* Start *

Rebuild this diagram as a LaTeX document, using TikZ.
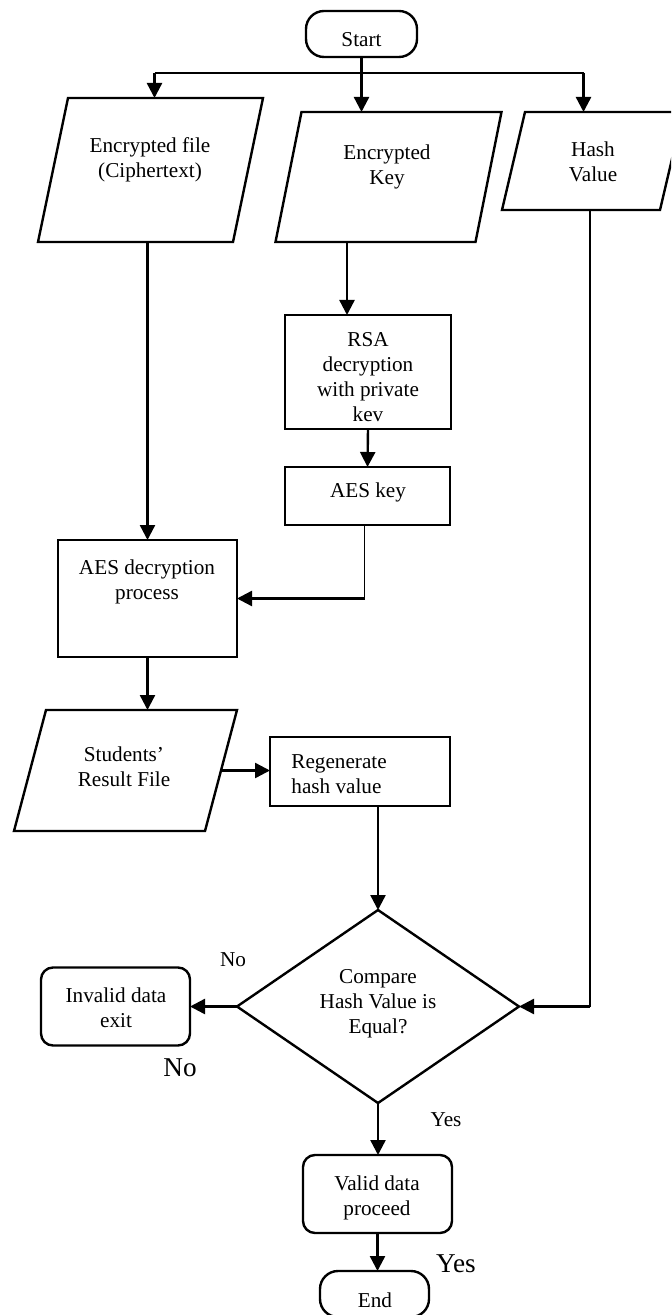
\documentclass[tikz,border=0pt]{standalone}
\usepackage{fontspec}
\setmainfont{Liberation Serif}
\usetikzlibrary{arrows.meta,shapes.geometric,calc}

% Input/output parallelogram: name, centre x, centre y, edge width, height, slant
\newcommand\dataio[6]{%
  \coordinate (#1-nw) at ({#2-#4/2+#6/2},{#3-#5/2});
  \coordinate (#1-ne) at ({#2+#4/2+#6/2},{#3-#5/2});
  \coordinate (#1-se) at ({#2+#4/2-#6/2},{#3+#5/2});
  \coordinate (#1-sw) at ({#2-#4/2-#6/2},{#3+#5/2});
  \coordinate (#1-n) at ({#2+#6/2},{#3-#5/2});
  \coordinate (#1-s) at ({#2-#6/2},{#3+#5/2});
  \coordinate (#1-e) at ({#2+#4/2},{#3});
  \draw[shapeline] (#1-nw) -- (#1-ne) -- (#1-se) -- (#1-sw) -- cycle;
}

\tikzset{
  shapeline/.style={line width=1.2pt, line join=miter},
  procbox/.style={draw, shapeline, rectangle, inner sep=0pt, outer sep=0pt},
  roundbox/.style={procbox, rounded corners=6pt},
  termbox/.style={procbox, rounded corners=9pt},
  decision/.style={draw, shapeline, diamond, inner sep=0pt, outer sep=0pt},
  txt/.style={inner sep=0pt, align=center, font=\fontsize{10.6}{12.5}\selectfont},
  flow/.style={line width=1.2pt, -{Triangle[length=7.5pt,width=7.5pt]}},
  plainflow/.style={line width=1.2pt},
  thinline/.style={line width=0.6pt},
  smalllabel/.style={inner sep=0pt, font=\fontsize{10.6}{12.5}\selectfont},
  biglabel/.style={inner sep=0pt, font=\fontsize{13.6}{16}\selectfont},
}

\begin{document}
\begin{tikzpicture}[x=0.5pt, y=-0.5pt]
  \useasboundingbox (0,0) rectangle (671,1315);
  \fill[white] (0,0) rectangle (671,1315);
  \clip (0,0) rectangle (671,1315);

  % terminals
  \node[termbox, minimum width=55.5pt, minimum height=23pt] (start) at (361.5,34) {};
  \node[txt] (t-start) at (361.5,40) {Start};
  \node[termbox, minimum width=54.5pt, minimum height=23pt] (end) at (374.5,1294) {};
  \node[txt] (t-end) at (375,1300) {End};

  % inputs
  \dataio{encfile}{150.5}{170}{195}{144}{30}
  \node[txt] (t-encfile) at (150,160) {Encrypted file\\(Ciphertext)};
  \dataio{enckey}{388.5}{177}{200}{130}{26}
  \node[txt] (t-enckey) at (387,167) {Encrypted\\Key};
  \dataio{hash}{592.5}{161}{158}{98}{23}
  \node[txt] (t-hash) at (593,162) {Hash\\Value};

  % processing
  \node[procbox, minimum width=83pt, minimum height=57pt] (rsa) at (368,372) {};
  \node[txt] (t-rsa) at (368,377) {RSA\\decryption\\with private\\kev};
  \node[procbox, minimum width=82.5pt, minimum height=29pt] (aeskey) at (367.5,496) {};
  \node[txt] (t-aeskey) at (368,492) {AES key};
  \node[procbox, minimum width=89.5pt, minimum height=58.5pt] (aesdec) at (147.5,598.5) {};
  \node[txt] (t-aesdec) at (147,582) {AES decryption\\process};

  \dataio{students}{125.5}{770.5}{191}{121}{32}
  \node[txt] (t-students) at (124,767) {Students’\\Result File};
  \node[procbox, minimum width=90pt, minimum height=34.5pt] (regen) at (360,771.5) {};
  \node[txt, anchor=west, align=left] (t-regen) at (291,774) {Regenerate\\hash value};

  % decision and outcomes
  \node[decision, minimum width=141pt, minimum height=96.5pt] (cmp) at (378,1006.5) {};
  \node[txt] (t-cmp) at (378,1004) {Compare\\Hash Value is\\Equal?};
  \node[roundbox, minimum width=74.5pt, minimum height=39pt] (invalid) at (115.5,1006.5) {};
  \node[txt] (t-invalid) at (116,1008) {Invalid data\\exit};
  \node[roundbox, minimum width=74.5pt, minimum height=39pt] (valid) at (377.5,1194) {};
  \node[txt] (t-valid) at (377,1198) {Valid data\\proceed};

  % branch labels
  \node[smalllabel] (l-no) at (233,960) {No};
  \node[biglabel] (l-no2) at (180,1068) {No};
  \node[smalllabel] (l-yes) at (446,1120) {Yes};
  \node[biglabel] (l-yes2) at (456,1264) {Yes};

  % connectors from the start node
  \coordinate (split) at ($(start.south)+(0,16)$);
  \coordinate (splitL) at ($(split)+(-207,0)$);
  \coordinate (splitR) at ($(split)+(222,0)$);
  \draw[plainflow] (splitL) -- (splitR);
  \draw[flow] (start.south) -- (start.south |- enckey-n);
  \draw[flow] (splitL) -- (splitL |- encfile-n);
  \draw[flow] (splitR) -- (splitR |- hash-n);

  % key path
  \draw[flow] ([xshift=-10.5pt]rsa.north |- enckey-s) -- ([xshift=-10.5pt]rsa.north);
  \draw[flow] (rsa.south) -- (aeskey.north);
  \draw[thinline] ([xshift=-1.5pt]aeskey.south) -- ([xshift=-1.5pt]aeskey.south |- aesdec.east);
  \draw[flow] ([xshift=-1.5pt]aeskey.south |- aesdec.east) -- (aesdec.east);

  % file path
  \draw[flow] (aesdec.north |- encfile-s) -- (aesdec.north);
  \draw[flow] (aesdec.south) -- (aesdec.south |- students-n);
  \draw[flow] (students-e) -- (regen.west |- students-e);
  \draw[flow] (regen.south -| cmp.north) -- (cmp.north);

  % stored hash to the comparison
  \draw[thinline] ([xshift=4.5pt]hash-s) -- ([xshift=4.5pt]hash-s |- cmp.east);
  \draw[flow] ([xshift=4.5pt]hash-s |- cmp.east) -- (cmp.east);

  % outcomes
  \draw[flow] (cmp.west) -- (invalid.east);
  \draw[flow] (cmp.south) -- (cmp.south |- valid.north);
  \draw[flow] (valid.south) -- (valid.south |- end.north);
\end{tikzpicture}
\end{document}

* End *

• Directions for this task
All of the material above needs to be restated exactly, with no pictures.

• Right answer
Rebuild this diagram as a LaTeX document, using TikZ.
\documentclass[tikz,border=0pt]{standalone}
\usepackage{fontspec}
\setmainfont{Liberation Serif}
\usetikzlibrary{arrows.meta,shapes.geometric,calc}

% Input/output parallelogram: name, centre x, centre y, edge width, height, slant
\newcommand\dataio[6]{%
  \coordinate (#1-nw) at ({#2-#4/2+#6/2},{#3-#5/2});
  \coordinate (#1-ne) at ({#2+#4/2+#6/2},{#3-#5/2});
  \coordinate (#1-se) at ({#2+#4/2-#6/2},{#3+#5/2});
  \coordinate (#1-sw) at ({#2-#4/2-#6/2},{#3+#5/2});
  \coordinate (#1-n) at ({#2+#6/2},{#3-#5/2});
  \coordinate (#1-s) at ({#2-#6/2},{#3+#5/2});
  \coordinate (#1-e) at ({#2+#4/2},{#3});
  \draw[shapeline] (#1-nw) -- (#1-ne) -- (#1-se) -- (#1-sw) -- cycle;
}

\tikzset{
  shapeline/.style={line width=1.2pt, line join=miter},
  procbox/.style={draw, shapeline, rectangle, inner sep=0pt, outer sep=0pt},
  roundbox/.style={procbox, rounded corners=6pt},
  termbox/.style={procbox, rounded corners=9pt},
  decision/.style={draw, shapeline, diamond, inner sep=0pt, outer sep=0pt},
  txt/.style={inner sep=0pt, align=center, font=\fontsize{10.6}{12.5}\selectfont},
  flow/.style={line width=1.2pt, -{Triangle[length=7.5pt,width=7.5pt]}},
  plainflow/.style={line width=1.2pt},
  thinline/.style={line width=0.6pt},
  smalllabel/.style={inner sep=0pt, font=\fontsize{10.6}{12.5}\selectfont},
  biglabel/.style={inner sep=0pt, font=\fontsize{13.6}{16}\selectfont},
}

\begin{document}
\begin{tikzpicture}[x=0.5pt, y=-0.5pt]
  \useasboundingbox (0,0) rectangle (671,1315);
  \fill[white] (0,0) rectangle (671,1315);
  \clip (0,0) rectangle (671,1315);

  % terminals
  \node[termbox, minimum width=55.5pt, minimum height=23pt] (start) at (361.5,34) {};
  \node[txt] (t-start) at (361.5,40) {Start};
  \node[termbox, minimum width=54.5pt, minimum height=23pt] (end) at (374.5,1294) {};
  \node[txt] (t-end) at (375,1300) {End};

  % inputs
  \dataio{encfile}{150.5}{170}{195}{144}{30}
  \node[txt] (t-encfile) at (150,160) {Encrypted file\\(Ciphertext)};
  \dataio{enckey}{388.5}{177}{200}{130}{26}
  \node[txt] (t-enckey) at (387,167) {Encrypted\\Key};
  \dataio{hash}{592.5}{161}{158}{98}{23}
  \node[txt] (t-hash) at (593,162) {Hash\\Value};

  % processing
  \node[procbox, minimum width=83pt, minimum height=57pt] (rsa) at (368,372) {};
  \node[txt] (t-rsa) at (368,377) {RSA\\decryption\\with private\\kev};
  \node[procbox, minimum width=82.5pt, minimum height=29pt] (aeskey) at (367.5,496) {};
  \node[txt] (t-aeskey) at (368,492) {AES key};
  \node[procbox, minimum width=89.5pt, minimum height=58.5pt] (aesdec) at (147.5,598.5) {};
  \node[txt] (t-aesdec) at (147,582) {AES decryption\\process};

  \dataio{students}{125.5}{770.5}{191}{121}{32}
  \node[txt] (t-students) at (124,767) {Students’\\Result File};
  \node[procbox, minimum width=90pt, minimum height=34.5pt] (regen) at (360,771.5) {};
  \node[txt, anchor=west, align=left] (t-regen) at (291,774) {Regenerate\\hash value};

  % decision and outcomes
  \node[decision, minimum width=141pt, minimum height=96.5pt] (cmp) at (378,1006.5) {};
  \node[txt] (t-cmp) at (378,1004) {Compare\\Hash Value is\\Equal?};
  \node[roundbox, minimum width=74.5pt, minimum height=39pt] (invalid) at (115.5,1006.5) {};
  \node[txt] (t-invalid) at (116,1008) {Invalid data\\exit};
  \node[roundbox, minimum width=74.5pt, minimum height=39pt] (valid) at (377.5,1194) {};
  \node[txt] (t-valid) at (377,1198) {Valid data\\proceed};

  % branch labels
  \node[smalllabel] (l-no) at (233,960) {No};
  \node[biglabel] (l-no2) at (180,1068) {No};
  \node[smalllabel] (l-yes) at (446,1120) {Yes};
  \node[biglabel] (l-yes2) at (456,1264) {Yes};

  % connectors from the start node
  \coordinate (split) at ($(start.south)+(0,16)$);
  \coordinate (splitL) at ($(split)+(-207,0)$);
  \coordinate (splitR) at ($(split)+(222,0)$);
  \draw[plainflow] (splitL) -- (splitR);
  \draw[flow] (start.south) -- (start.south |- enckey-n);
  \draw[flow] (splitL) -- (splitL |- encfile-n);
  \draw[flow] (splitR) -- (splitR |- hash-n);

  % key path
  \draw[flow] ([xshift=-10.5pt]rsa.north |- enckey-s) -- ([xshift=-10.5pt]rsa.north);
  \draw[flow] (rsa.south) -- (aeskey.north);
  \draw[thinline] ([xshift=-1.5pt]aeskey.south) -- ([xshift=-1.5pt]aeskey.south |- aesdec.east);
  \draw[flow] ([xshift=-1.5pt]aeskey.south |- aesdec.east) -- (aesdec.east);

  % file path
  \draw[flow] (aesdec.north |- encfile-s) -- (aesdec.north);
  \draw[flow] (aesdec.south) -- (aesdec.south |- students-n);
  \draw[flow] (students-e) -- (regen.west |- students-e);
  \draw[flow] (regen.south -| cmp.north) -- (cmp.north);

  % stored hash to the comparison
  \draw[thinline] ([xshift=4.5pt]hash-s) -- ([xshift=4.5pt]hash-s |- cmp.east);
  \draw[flow] ([xshift=4.5pt]hash-s |- cmp.east) -- (cmp.east);

  % outcomes
  \draw[flow] (cmp.west) -- (invalid.east);
  \draw[flow] (cmp.south) -- (cmp.south |- valid.north);
  \draw[flow] (valid.south) -- (valid.south |- end.north);
\end{tikzpicture}
\end{document}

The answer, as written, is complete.